First things first, I feel I must commend the movie’s distributors for taking a risk and releasing it simultaneously with international markets despite the date coinciding with the Muslim month of Ramadan. This isn’t a movie you’d want to wait to see.

It is the near future and Earth is being attacked by huge monsters called Kaiju which are emanating from an abyss in the Pacific Ocean. Humankind realizes their current weapons are insufficient to combat the Kaijus so they devise a new defense system in the form of the Jaegers, which are driven by two human pilots who share brain function in order to do so. But there’s a twist. Soon enough, the Kaijus start learning the fighting ways of the Jaegers and humankind starts losing its only hope in defense as the threat of an apocalypse draws nearer.

Bolstered by a thrilling opening scene that might as well be the climax of other movies, Pacific Rim sets a breakneck pace from the get-go. This isn’t a movie that is only about breaking metal and firearms. While the action scenes are numerous and sufficiently exhilarating, they also happen to the backdrop of a plot that is interesting and not a complete rehash of other similar movies. Sure, Hollywood has overdone apocalypses. But it was rarely as entertaining as what Pacific Rim presents.

Directed and written by Guillermo Del Toro, the movie carries the touches of a director you’d never think would do such a movie. And it shows. In fact, Guillermo Del Toro just showed that movies about robots and monsters can, in fact, be something more than what we’ve all associated them with.

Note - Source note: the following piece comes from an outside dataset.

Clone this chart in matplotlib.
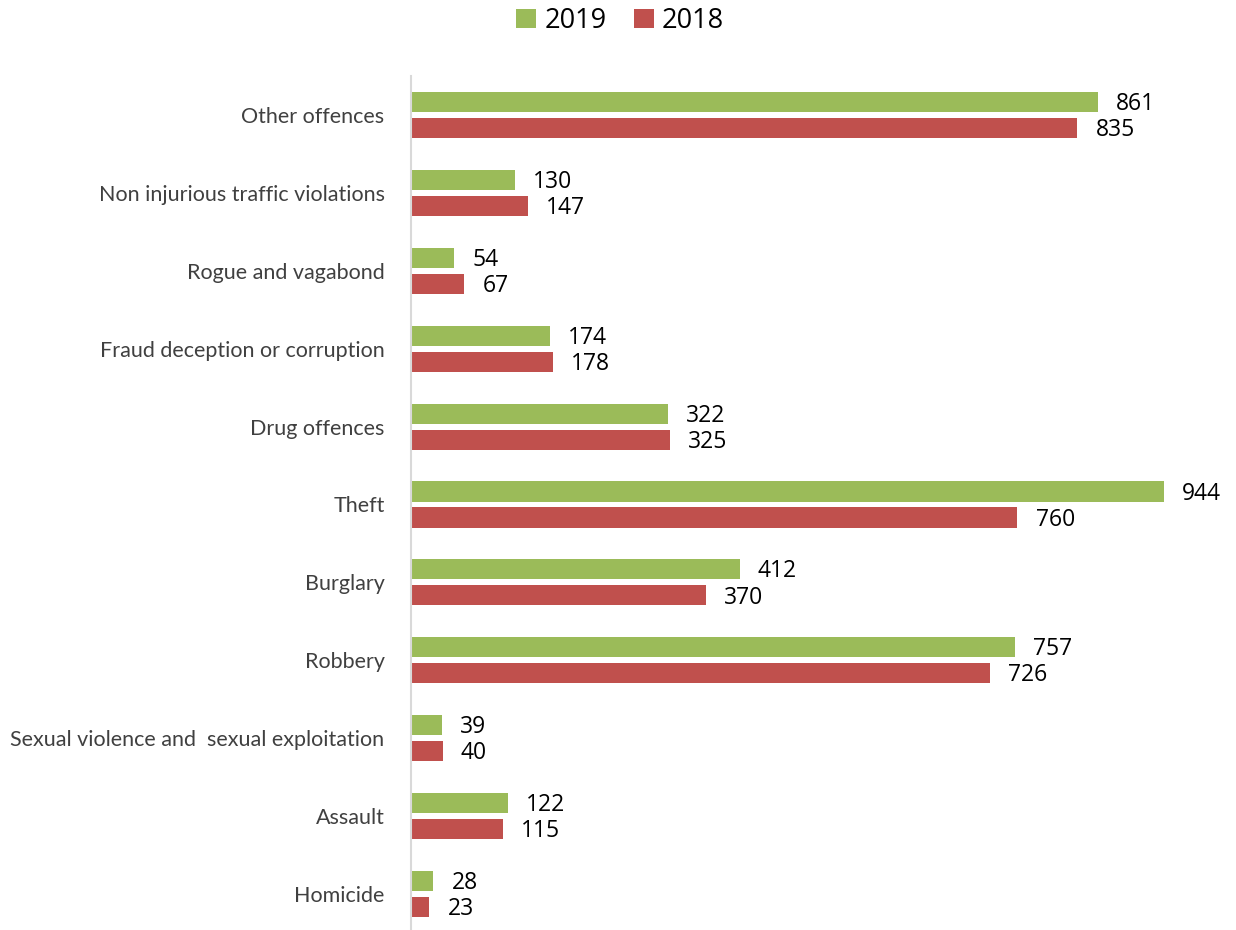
import matplotlib
matplotlib.use("Agg")
import matplotlib.pyplot as plt
import numpy as np

categories = ["Other offences", "Non injurious traffic violations", "Rogue and vagabond",
              "Fraud deception or corruption", "Drug offences", "Theft", "Burglary",
              "Robbery", "Sexual violence and  sexual exploitation", "Assault", "Homicide"]
values_2019 = [861, 130, 54, 174, 322, 944, 412, 757, 39, 122, 28]
values_2018 = [835, 147, 67, 178, 325, 760, 370, 726, 40, 115, 23]

green = "#9BBB59"
red = "#C0504D"

fig = plt.figure(figsize=(12.36, 9.3), dpi=100)
W, H = 1236, 930
ax = fig.add_axes([411 / W, -3 / H, (1209 - 411) / W, (933 - 76) / H])

y = np.arange(len(categories))
h = 0.257
off = 0.167
b1 = ax.barh(y - off, values_2019, height=h, color=green, label="2019")
b2 = ax.barh(y + off, values_2018, height=h, color=red, label="2018")

ax.set_ylim(len(categories) - 0.5, -0.5)
ax.set_xlim(0, 1000)

for bars, vals in ((b1, values_2019), (b2, values_2018)):
    for bar, v in zip(bars, vals):
        ax.annotate(str(v), (v, bar.get_y() + bar.get_height() / 2),
                    xytext=(13, -1.5), textcoords="offset points",
                    ha="left", va="center", fontsize=16.5, family="Open Sans",
                    color="#000000")

ax.set_yticks(y)
ax.set_yticklabels(categories, fontsize=15.5, family="Lato", color="#404040")
ax.tick_params(axis="y", length=0, pad=19)
ax.set_xticks([])
for s in ["top", "right", "bottom"]:
    ax.spines[s].set_visible(False)
ax.spines["left"].set_color("#D9D9D9")
ax.spines["left"].set_linewidth(1.5)

leg = fig.legend(handles=[b1, b2], labels=["2019", "2018"], loc="center",
                 bbox_to_anchor=(620 / W, 1 - 21 / H), ncol=2, frameon=False,
                 prop={"family": "Open Sans", "size": 19.5},
                 handlelength=0.75, handleheight=0.75, handletextpad=0.3,
                 columnspacing=1.0)

fig.savefig("out.png", dpi=100)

Pacific Rim isn’t a Michael Bay movie, both literally and figuratively. For many, that is enough reason to give it a shot. But I found Pacific Rim to be one of the movies that have entertained me the most this past year, something that was very pleasantly surprising given I wasn’t expecting it. I guess that’s what happens when the only aspect of similar movies have all been brainless. Underneath the facade of crunching steel and atomic bombs, Pacific Rim has charm and brains. Go watch it.